Someone on the staff monitors “the whole situation on Instagram
and TikTok,” Fahim said. If Styles is in town — as he was for two weeks in the
fall, when the cafe ran out of menu items and merchandise — they double up on
staff and supplies.
On the Saturday of Styles’ concert run at the Forum, a line
started forming outside the cafe an hour before opening. It included Emma
Szumowski, 21, from Massachusetts, who stood with her parents, Laura and Steve
McMahon. The concert she had gone to the previous evening was her sixth time
seeing Styles. She had tickets for one more show in Los Angeles and two in Palm
Springs that week.
“I get it, I’m a big Springsteen fan — I started following him
around in ’84,” said Steve McMahon, 58, who, at his daughter’s request, had
gotten up early to be second in line.
Harry Styles on a fan’s T-shirt at the Beachwood Cafe in Los
Angeles, on January 27, 2023.
Wait times were between two and three hours throughout the
weekend.
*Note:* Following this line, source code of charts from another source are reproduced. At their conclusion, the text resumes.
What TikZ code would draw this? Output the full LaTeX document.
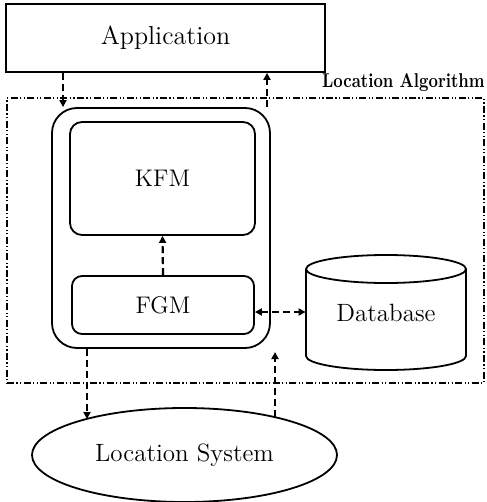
\documentclass[tikz,border=0pt]{standalone}
\usetikzlibrary{arrows.meta,shapes.geometric}
\begin{document}
\begin{tikzpicture}[x=0.5pt,y=-0.5pt,
  box/.style={draw,line width=0.9pt,inner sep=0pt,font=\fontsize{12}{14}\selectfont},
  conn/.style={line width=1.1pt,dash pattern=on 3.5pt off 2pt,-{Triangle[length=3.5pt,width=3.5pt]}},
  conn2/.style={line width=1.1pt,dash pattern=on 3.5pt off 2pt,{Triangle[length=3.5pt,width=3.5pt]}-{Triangle[length=3.5pt,width=3.5pt]}},
  group/.style={draw,line width=0.8pt,dash pattern=on 3.5pt off 1.2pt on 0.6pt off 1.2pt on 0.6pt off 1.2pt,inner sep=0pt}]
\useasboundingbox (0,0) rectangle (486,502);
% container
\node[group,minimum width=238.5pt,minimum height=142.5pt] (la) at (245.5,240.5) {};
\node[anchor=base east,inner sep=0pt,font=\fontsize{10}{12}\selectfont\bfseries] (lab) at (485,88) {\scalebox{0.82}[1]{Location Algorithm}};
% application
\node[box,minimum width=159.5pt,minimum height=34pt,font=\fontsize{13}{15}\selectfont] (app) at (165.5,38) {Application};
% outer module
\node[box,rounded corners=12.5pt,minimum width=109pt,minimum height=120pt] (outer) at (161,228) {};
\node[box,rounded corners=6pt,minimum width=92.5pt,minimum height=56.5pt] (kfm) at (162.5,178.5) {KFM};
\node[box,rounded corners=5pt,minimum width=91pt,minimum height=29pt] (fgm) at (163,305) {FGM};
% database cylinder
\node[inner sep=0pt,minimum width=80pt,minimum height=57.5pt,font=\fontsize{12.5}{14}\selectfont] (db) at (386,312.5) {\raisebox{-3pt}{Database}};
\draw[line width=0.9pt] (386,269) ellipse[x radius=80,y radius=14];
\draw[line width=0.9pt] (306,269) -- (306,356) arc[start angle=180,end angle=360,x radius=80,y radius=-14] -- (466,269);
% location system
\node[draw,line width=0.9pt,ellipse,inner sep=0pt,minimum width=152.5pt,minimum height=47pt,font=\fontsize{12.5}{14}\selectfont] (ls) at (184.5,455) {Location System};
% helper coordinates
\coordinate (c1) at (63,0);
\coordinate (c2) at (267,0);
\coordinate (c4) at (0,312);
\coordinate (e5) at (87,419);
\coordinate (e6) at (275,417);
\coordinate (t6) at (275,352);
% connectors
\draw[conn] (app.south -| c1) -- (outer.north -| c1);
\draw[conn] (outer.north -| c2) -- (app.south -| c2);
\draw[conn] (fgm.north) -- (kfm.south);
\draw[conn2] (fgm.east |- c4) -- (db.west |- c4);
\draw[conn] (outer.south -| e5) -- (e5);
\draw[conn] (e6) -- (t6);
\end{tikzpicture}
\end{document}
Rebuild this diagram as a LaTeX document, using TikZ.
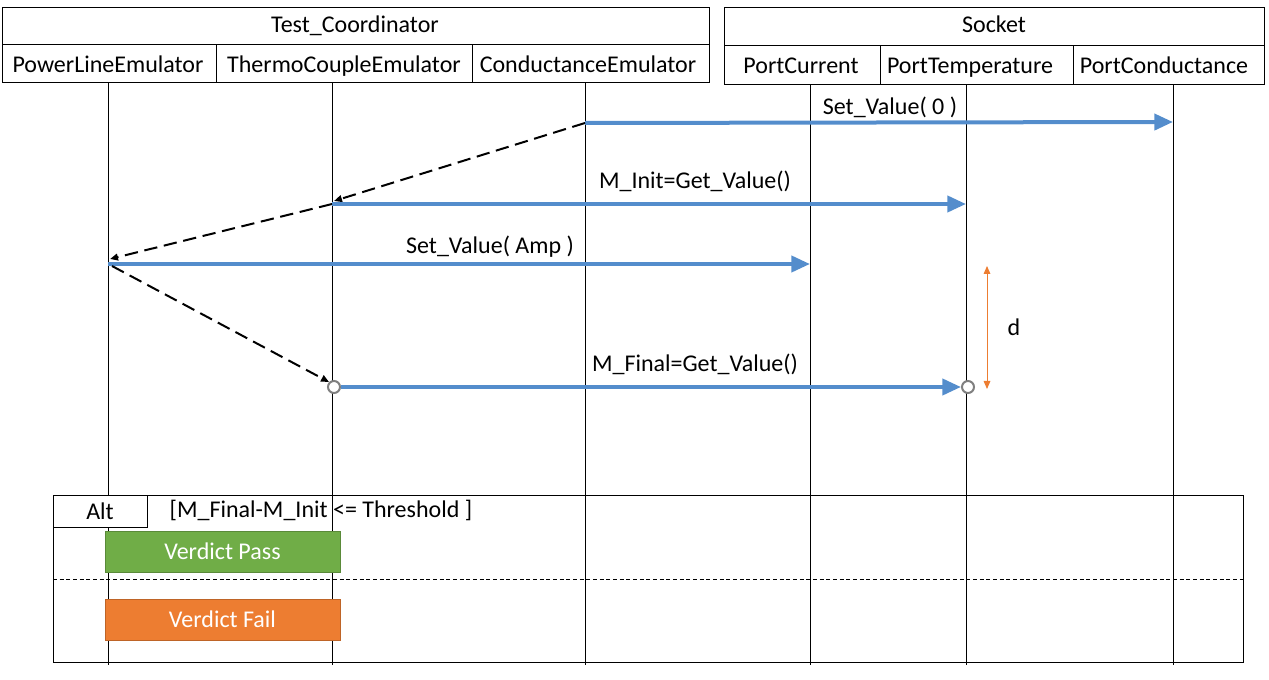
\documentclass[tikz,border=0pt]{standalone}
\usepackage{fontspec}
\setmainfont{Carlito}
\usetikzlibrary{arrows.meta}
\definecolor{msgblue}{RGB}{84,141,204}
\definecolor{passgreen}{RGB}{112,173,71}
\definecolor{failorange}{RGB}{237,125,49}
\definecolor{dotgray}{RGB}{128,128,128}

\begin{document}
\begin{tikzpicture}[x=0.75pt,y=-0.75pt,
    font=\fontsize{18}{22}\selectfont,
    box/.style={draw,line width=0.75pt},
    head/.style={anchor=base},
    life/.style={line width=0.75pt},
    msg/.style={draw=msgblue,line width=3pt,-{Triangle[length=14pt,width=12pt]}},
    reply/.style={dashed,dash pattern=on 10pt off 5pt,line width=1.5pt,-{Triangle[length=6pt,width=5pt]}},
    endpt/.style={circle,draw=dotgray,fill=white,line width=1.5pt,minimum size=9pt,inner sep=0pt},
    verdict/.style={rectangle,draw,minimum width=176pt,minimum height=31pt,text=white,inner sep=0pt}]
  \useasboundingbox (0,0) rectangle (1269,680);
  % headers
  \draw[box] (2,8) rectangle (709,83);
  \draw[box] (2,45) -- (709,45) (216,45) -- (216,83) (472,45) -- (472,83);
  \draw[box] (724,8) rectangle (1264,85);
  \draw[box] (724,46) -- (1264,46) (880,46) -- (880,85) (1073,46) -- (1073,85);
  \node[head] (tc) at (355,33) {Test\_Coordinator};
  \node[head] (ple) at (108,73) {PowerLineEmulator};
  \node[head] (tce) at (344,73) {ThermoCoupleEmulator};
  \node[head] (cde) at (588,73) {ConductanceEmulator};
  \node[head] (sock) at (994,33) {Socket};
  \node[head] (pcur) at (801,74) {PortCurrent};
  \node[head] (ptmp) at (970,74) {PortTemperature};
  \node[head] (pcon) at (1164,74) {PortConductance};
  % lifelines
  \foreach \x/\y in {108/83,332/83,585/83,810/85,966/85,1173/85}
    \draw[life] (\x,\y) -- (\x,665);
  % message points
  \coordinate (c1) at (585,123);
  \coordinate (k1) at (1173,122);
  \coordinate (t1) at (332,204);
  \coordinate (t0) at (334,201);
  \coordinate (p1) at (966,204);
  \coordinate (e1) at (108,264);
  \coordinate (e0) at (110,259);
  \coordinate (e2) at (112,266);
  \coordinate (r1) at (810,264);
  \node[endpt] (t2) at (334,387) {};
  \node[endpt] (p2) at (968,387) {};
  % messages
  \draw[msg] (c1) -- (k1);
  \draw[reply] (c1) -- (t0);
  \draw[msg] (t1) -- (p1);
  \draw[reply] (t1) -- (e0);
  \draw[msg] (e1) -- (r1);
  \draw[reply] (e2) -- (t2.north west);
  \draw[msg] (t2) -- (p2);
  \node (l1) at (890,107) {Set\_Value( 0 )};
  \node (l2) at (695,181) {M\_Init=Get\_Value()};
  \node (l3) at (490,247) {Set\_Value( Amp )};
  \node (l4) at (695,364) {M\_Final=Get\_Value()};
  % delay
  \coordinate (d1) at (987,266);
  \coordinate (d2) at (987,389);
  \draw[failorange,line width=0.75pt,{Triangle[length=6pt,width=5pt]}-{Triangle[length=6pt,width=5pt]}] (d1) -- (d2);
  \node (dl) at (1014,327) {d};
  % alt fragment
  \draw[box,fill=none] (53,495) rectangle (1243,662);
  \draw[box,fill=white] (53,495) rectangle (147,527);
  \node (alt) at (100,511) {Alt};
  \node (cond) at (321,510) {[M\_Final-M\_Init {<=} Threshold ]};
  \draw[line width=0.75pt,dash pattern=on 3pt off 2pt] (53,579) -- (1243,579);
  \node[verdict,fill=passgreen,draw=passgreen!80!black] (pass) at (222.5,551.5) {Verdict Pass};
  \node[verdict,fill=failorange,draw=failorange!80!black] (fail) at (222.5,619.5) {Verdict Fail};
\end{tikzpicture}
\end{document}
At one point Saturday, the diners inside the cafe broke out into a
loud rendition of “Falling.” Before the wave of Styles fans, Fahim typically
served 300 guests from Friday to Sunday; he now serves 1,000 on average. The
locals still come, but they often grumble about the wait times and lack of
parking — and if they see a line, they steer clear.
Most fans agreed that this was no longer a place where Styles
was likely to set foot. This realization sometimes prompted fan conspiracy
theories — did he mention the cafe because he
knew it would send fans flocking there, and it was too painful a place to
return because of its romantic history there? But even if that were the case,
“it’s cool to envision him sitting in there being all sad and lonely,” said
Bryn Langrock, 23.
And if Styles did dine at Beachwood Cafe again, Fahim says he
knows what he would tell him: “Thank you”.